Task brief:
Find how many lines of the listing include the string "this", and report only that figure.

--- start Data shown ---

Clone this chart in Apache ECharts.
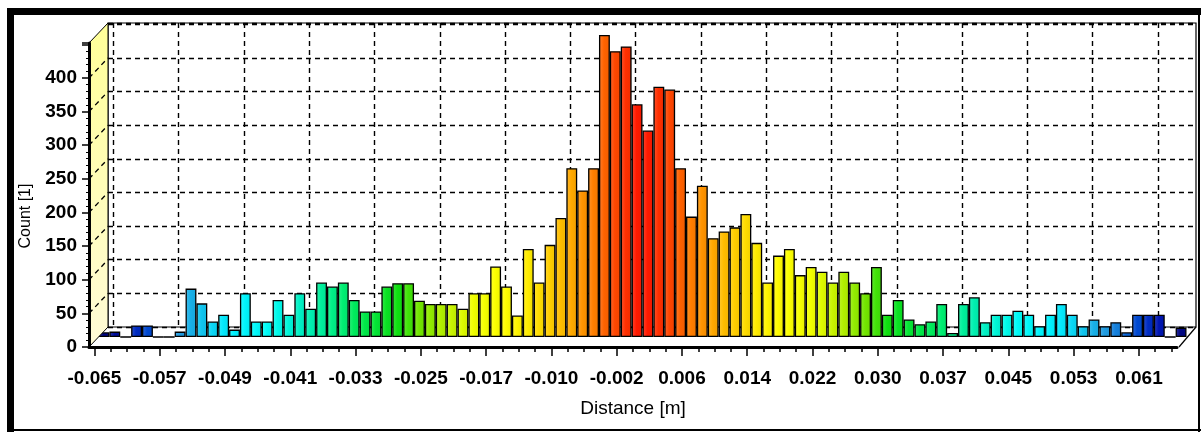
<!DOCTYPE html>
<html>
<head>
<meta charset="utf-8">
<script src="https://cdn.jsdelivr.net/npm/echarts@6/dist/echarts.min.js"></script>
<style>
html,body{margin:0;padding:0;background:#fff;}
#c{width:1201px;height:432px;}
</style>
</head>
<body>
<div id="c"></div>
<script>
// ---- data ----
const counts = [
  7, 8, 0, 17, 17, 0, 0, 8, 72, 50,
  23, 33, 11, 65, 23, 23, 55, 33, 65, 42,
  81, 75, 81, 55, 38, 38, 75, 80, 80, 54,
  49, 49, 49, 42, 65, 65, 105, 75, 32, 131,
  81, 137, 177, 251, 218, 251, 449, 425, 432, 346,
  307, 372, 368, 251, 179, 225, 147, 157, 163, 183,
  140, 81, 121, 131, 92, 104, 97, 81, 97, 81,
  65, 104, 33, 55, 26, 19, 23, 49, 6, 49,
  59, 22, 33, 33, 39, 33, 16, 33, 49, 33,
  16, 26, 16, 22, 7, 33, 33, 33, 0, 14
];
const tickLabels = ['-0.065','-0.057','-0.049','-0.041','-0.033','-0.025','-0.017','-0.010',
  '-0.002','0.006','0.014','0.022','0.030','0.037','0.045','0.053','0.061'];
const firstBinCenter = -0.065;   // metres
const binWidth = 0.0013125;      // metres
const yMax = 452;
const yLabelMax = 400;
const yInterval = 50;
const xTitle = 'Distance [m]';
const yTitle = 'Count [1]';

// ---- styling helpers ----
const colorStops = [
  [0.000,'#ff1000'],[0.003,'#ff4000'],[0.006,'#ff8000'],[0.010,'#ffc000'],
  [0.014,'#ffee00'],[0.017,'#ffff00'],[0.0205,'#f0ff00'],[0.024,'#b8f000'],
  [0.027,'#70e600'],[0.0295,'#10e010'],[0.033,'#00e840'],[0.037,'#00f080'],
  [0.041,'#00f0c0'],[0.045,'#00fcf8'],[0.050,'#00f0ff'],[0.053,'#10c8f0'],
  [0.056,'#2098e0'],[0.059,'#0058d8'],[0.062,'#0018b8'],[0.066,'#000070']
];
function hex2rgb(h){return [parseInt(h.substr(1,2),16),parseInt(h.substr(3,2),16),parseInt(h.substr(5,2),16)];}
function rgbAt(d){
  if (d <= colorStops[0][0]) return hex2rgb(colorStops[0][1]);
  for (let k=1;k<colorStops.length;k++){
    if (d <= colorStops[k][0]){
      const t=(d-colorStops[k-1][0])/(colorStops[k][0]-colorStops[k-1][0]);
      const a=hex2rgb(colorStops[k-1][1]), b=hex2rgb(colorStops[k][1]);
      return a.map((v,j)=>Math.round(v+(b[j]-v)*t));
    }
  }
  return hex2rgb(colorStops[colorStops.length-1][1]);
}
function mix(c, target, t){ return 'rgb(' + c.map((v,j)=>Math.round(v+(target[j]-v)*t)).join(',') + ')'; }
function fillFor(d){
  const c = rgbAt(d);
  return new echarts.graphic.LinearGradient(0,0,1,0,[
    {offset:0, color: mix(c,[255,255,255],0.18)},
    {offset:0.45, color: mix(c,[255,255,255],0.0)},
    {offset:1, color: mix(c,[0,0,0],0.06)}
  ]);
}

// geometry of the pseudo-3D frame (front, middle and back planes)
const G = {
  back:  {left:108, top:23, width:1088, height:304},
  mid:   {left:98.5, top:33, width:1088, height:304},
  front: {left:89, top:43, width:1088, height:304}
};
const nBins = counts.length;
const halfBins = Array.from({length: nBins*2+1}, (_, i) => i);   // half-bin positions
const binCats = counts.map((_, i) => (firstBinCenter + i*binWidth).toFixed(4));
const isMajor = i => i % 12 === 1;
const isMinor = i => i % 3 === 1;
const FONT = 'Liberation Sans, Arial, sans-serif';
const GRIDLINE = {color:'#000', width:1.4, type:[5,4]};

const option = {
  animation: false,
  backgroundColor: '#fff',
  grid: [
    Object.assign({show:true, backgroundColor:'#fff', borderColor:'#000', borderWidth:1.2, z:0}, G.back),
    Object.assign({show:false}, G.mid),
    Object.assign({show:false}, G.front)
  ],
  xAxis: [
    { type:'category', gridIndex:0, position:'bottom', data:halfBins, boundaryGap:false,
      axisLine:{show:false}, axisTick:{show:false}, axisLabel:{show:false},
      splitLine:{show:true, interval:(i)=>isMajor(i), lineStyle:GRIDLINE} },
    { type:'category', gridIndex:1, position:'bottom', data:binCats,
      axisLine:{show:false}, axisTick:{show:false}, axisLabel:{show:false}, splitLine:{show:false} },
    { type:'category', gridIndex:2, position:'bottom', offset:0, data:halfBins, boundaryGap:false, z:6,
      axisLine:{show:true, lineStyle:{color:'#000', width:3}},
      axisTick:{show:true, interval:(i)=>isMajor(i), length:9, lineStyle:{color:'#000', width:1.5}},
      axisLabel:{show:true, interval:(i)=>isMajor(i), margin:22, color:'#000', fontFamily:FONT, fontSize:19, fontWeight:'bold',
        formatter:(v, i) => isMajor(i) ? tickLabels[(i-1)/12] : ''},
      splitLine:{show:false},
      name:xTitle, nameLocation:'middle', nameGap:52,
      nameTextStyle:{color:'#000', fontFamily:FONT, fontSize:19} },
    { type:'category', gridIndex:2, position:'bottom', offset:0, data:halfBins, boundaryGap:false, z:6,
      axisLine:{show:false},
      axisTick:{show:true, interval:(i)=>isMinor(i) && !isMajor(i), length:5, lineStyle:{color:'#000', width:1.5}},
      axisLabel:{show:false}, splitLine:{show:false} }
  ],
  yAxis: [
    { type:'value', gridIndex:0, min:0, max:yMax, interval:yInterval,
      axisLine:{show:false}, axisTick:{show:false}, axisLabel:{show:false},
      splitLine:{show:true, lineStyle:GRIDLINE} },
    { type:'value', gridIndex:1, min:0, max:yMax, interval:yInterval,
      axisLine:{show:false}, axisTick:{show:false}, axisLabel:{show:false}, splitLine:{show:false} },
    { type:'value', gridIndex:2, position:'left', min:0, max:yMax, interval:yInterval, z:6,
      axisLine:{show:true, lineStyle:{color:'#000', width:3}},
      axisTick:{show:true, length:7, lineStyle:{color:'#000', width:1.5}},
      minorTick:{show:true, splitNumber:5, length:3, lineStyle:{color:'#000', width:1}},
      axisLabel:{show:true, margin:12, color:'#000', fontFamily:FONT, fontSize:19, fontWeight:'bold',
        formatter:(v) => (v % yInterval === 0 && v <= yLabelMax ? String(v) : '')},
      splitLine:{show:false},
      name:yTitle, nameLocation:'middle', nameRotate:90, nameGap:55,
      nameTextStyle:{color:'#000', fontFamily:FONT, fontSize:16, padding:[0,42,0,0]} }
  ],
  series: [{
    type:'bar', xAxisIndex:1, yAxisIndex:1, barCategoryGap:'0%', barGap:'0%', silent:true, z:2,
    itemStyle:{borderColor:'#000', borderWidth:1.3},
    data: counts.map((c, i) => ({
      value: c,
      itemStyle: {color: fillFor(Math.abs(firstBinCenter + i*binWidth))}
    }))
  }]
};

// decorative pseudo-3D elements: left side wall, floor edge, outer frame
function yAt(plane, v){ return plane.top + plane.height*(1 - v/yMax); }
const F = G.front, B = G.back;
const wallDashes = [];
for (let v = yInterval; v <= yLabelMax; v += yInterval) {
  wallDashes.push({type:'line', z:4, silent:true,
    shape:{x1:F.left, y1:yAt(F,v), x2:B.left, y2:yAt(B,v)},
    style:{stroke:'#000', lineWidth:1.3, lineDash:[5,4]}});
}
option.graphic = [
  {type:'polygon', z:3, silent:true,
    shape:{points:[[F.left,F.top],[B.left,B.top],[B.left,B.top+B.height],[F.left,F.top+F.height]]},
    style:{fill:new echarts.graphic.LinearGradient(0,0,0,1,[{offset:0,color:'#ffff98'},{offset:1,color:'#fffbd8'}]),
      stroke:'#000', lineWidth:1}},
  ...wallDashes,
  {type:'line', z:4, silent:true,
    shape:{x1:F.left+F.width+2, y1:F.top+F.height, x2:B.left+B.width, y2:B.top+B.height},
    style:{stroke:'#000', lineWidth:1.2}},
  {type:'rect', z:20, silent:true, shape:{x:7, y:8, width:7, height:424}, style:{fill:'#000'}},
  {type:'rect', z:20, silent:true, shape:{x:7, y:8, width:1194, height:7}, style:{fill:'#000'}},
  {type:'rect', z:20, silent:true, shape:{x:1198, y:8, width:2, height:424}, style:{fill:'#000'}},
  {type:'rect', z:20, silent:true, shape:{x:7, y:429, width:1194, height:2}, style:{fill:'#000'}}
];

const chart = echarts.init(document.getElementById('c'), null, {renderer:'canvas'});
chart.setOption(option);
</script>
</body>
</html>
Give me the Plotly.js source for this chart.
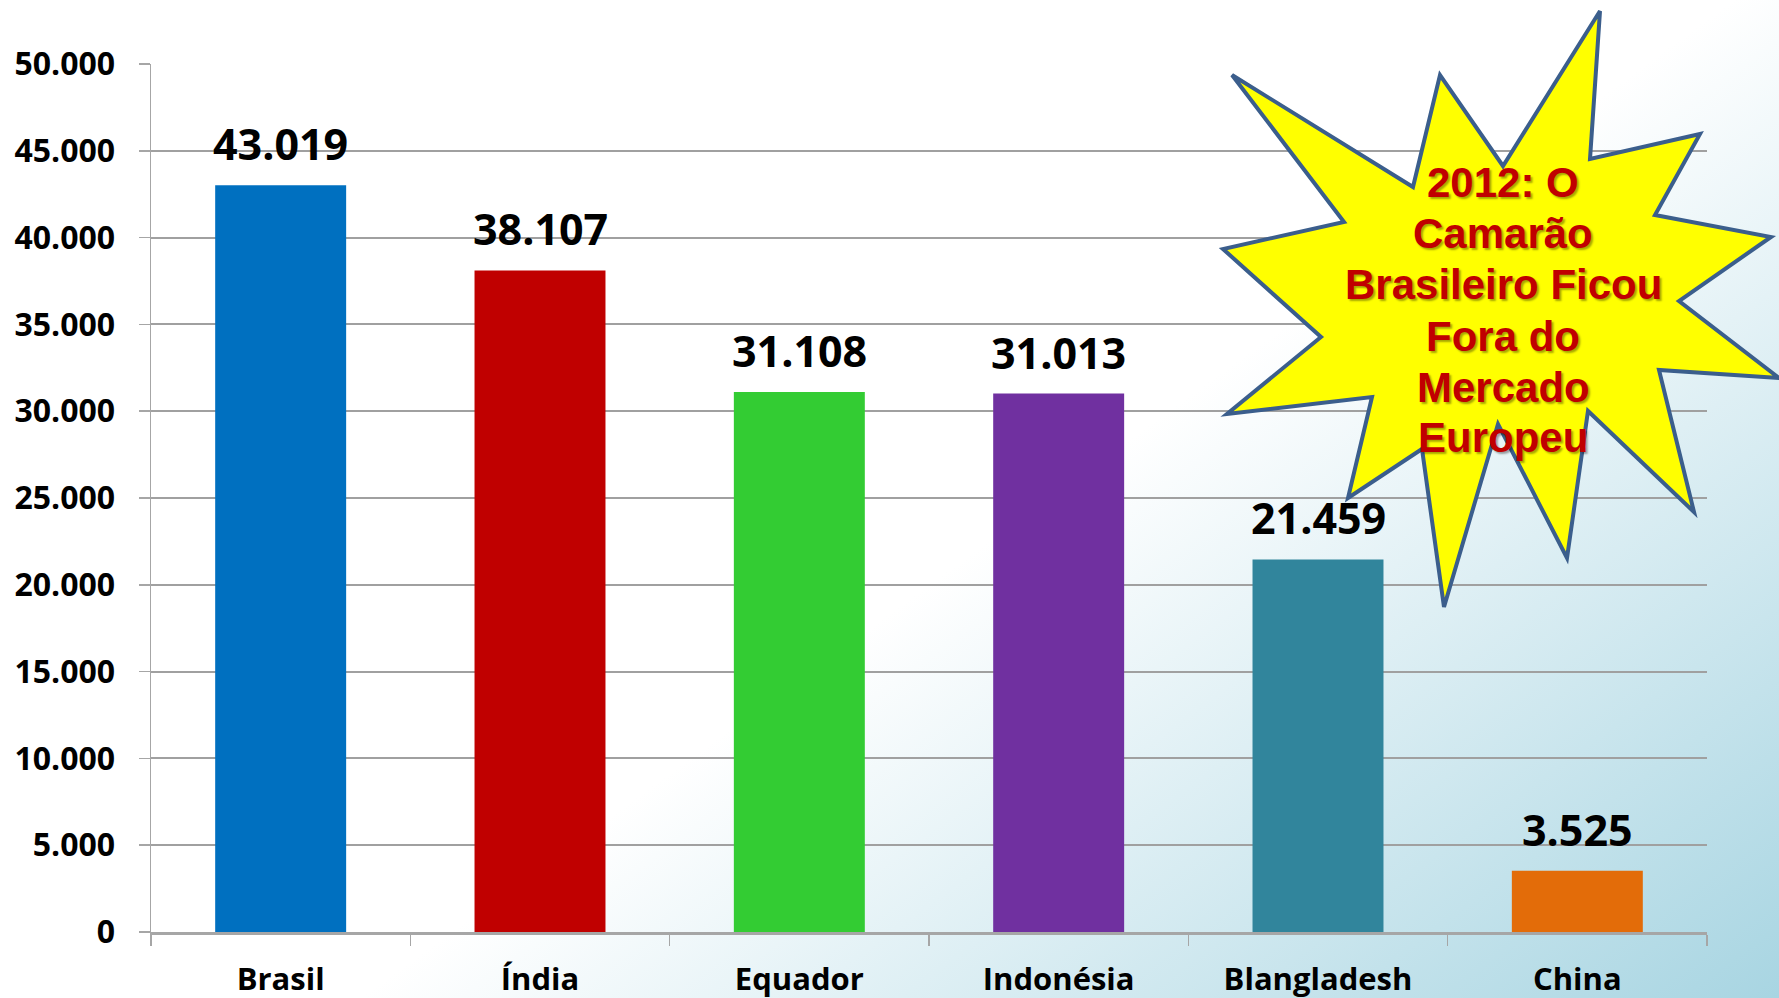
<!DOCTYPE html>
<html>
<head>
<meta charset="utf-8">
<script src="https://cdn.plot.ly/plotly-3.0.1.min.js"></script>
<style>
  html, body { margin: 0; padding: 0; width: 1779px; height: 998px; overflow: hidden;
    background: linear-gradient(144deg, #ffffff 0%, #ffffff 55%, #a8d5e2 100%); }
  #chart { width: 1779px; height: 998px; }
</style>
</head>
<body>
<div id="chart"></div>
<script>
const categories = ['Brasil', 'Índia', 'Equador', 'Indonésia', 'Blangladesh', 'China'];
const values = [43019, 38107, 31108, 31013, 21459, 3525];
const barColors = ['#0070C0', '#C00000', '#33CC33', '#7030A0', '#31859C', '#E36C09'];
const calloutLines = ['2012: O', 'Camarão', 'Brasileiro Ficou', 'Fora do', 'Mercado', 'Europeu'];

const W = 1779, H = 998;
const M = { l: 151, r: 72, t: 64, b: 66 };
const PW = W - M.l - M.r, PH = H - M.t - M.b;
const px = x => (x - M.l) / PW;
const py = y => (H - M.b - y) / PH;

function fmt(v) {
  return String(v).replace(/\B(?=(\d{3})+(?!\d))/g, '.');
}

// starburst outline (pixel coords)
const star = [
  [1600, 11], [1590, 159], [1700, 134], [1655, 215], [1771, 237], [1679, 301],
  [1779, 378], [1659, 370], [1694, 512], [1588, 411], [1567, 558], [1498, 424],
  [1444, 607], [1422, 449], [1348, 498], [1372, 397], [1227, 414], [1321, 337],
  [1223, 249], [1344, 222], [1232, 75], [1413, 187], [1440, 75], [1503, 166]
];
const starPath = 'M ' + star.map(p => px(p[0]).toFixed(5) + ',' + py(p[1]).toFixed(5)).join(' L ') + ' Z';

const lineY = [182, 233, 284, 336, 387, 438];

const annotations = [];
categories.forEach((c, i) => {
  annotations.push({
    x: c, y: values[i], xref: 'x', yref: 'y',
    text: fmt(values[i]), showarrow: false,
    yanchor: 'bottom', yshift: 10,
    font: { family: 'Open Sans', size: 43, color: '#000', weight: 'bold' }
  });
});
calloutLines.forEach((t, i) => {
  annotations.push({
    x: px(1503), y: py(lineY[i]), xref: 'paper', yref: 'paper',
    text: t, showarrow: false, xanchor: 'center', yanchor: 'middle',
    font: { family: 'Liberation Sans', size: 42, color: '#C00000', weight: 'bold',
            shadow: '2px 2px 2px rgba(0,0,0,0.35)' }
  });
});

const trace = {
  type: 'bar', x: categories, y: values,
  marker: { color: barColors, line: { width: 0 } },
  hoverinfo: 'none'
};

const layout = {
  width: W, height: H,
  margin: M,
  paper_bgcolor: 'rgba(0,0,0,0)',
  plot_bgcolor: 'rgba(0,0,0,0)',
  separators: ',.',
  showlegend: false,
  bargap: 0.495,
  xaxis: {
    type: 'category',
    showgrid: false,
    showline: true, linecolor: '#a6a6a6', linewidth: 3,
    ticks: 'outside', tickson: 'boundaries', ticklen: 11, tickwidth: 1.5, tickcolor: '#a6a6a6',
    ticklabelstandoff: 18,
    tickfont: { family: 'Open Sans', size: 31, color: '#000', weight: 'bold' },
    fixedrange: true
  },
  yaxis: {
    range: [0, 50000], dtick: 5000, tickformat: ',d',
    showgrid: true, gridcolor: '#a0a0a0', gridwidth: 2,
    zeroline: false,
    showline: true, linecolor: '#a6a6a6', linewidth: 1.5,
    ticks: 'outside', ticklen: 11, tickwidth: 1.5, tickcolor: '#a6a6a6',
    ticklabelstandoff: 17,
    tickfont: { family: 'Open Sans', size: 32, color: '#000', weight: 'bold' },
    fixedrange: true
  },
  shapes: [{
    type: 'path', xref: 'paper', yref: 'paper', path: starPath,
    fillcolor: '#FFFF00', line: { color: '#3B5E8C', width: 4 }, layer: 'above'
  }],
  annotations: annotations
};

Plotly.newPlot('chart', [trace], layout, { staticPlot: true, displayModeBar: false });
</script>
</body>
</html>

--- end Data shown ---

Completed exercise:
2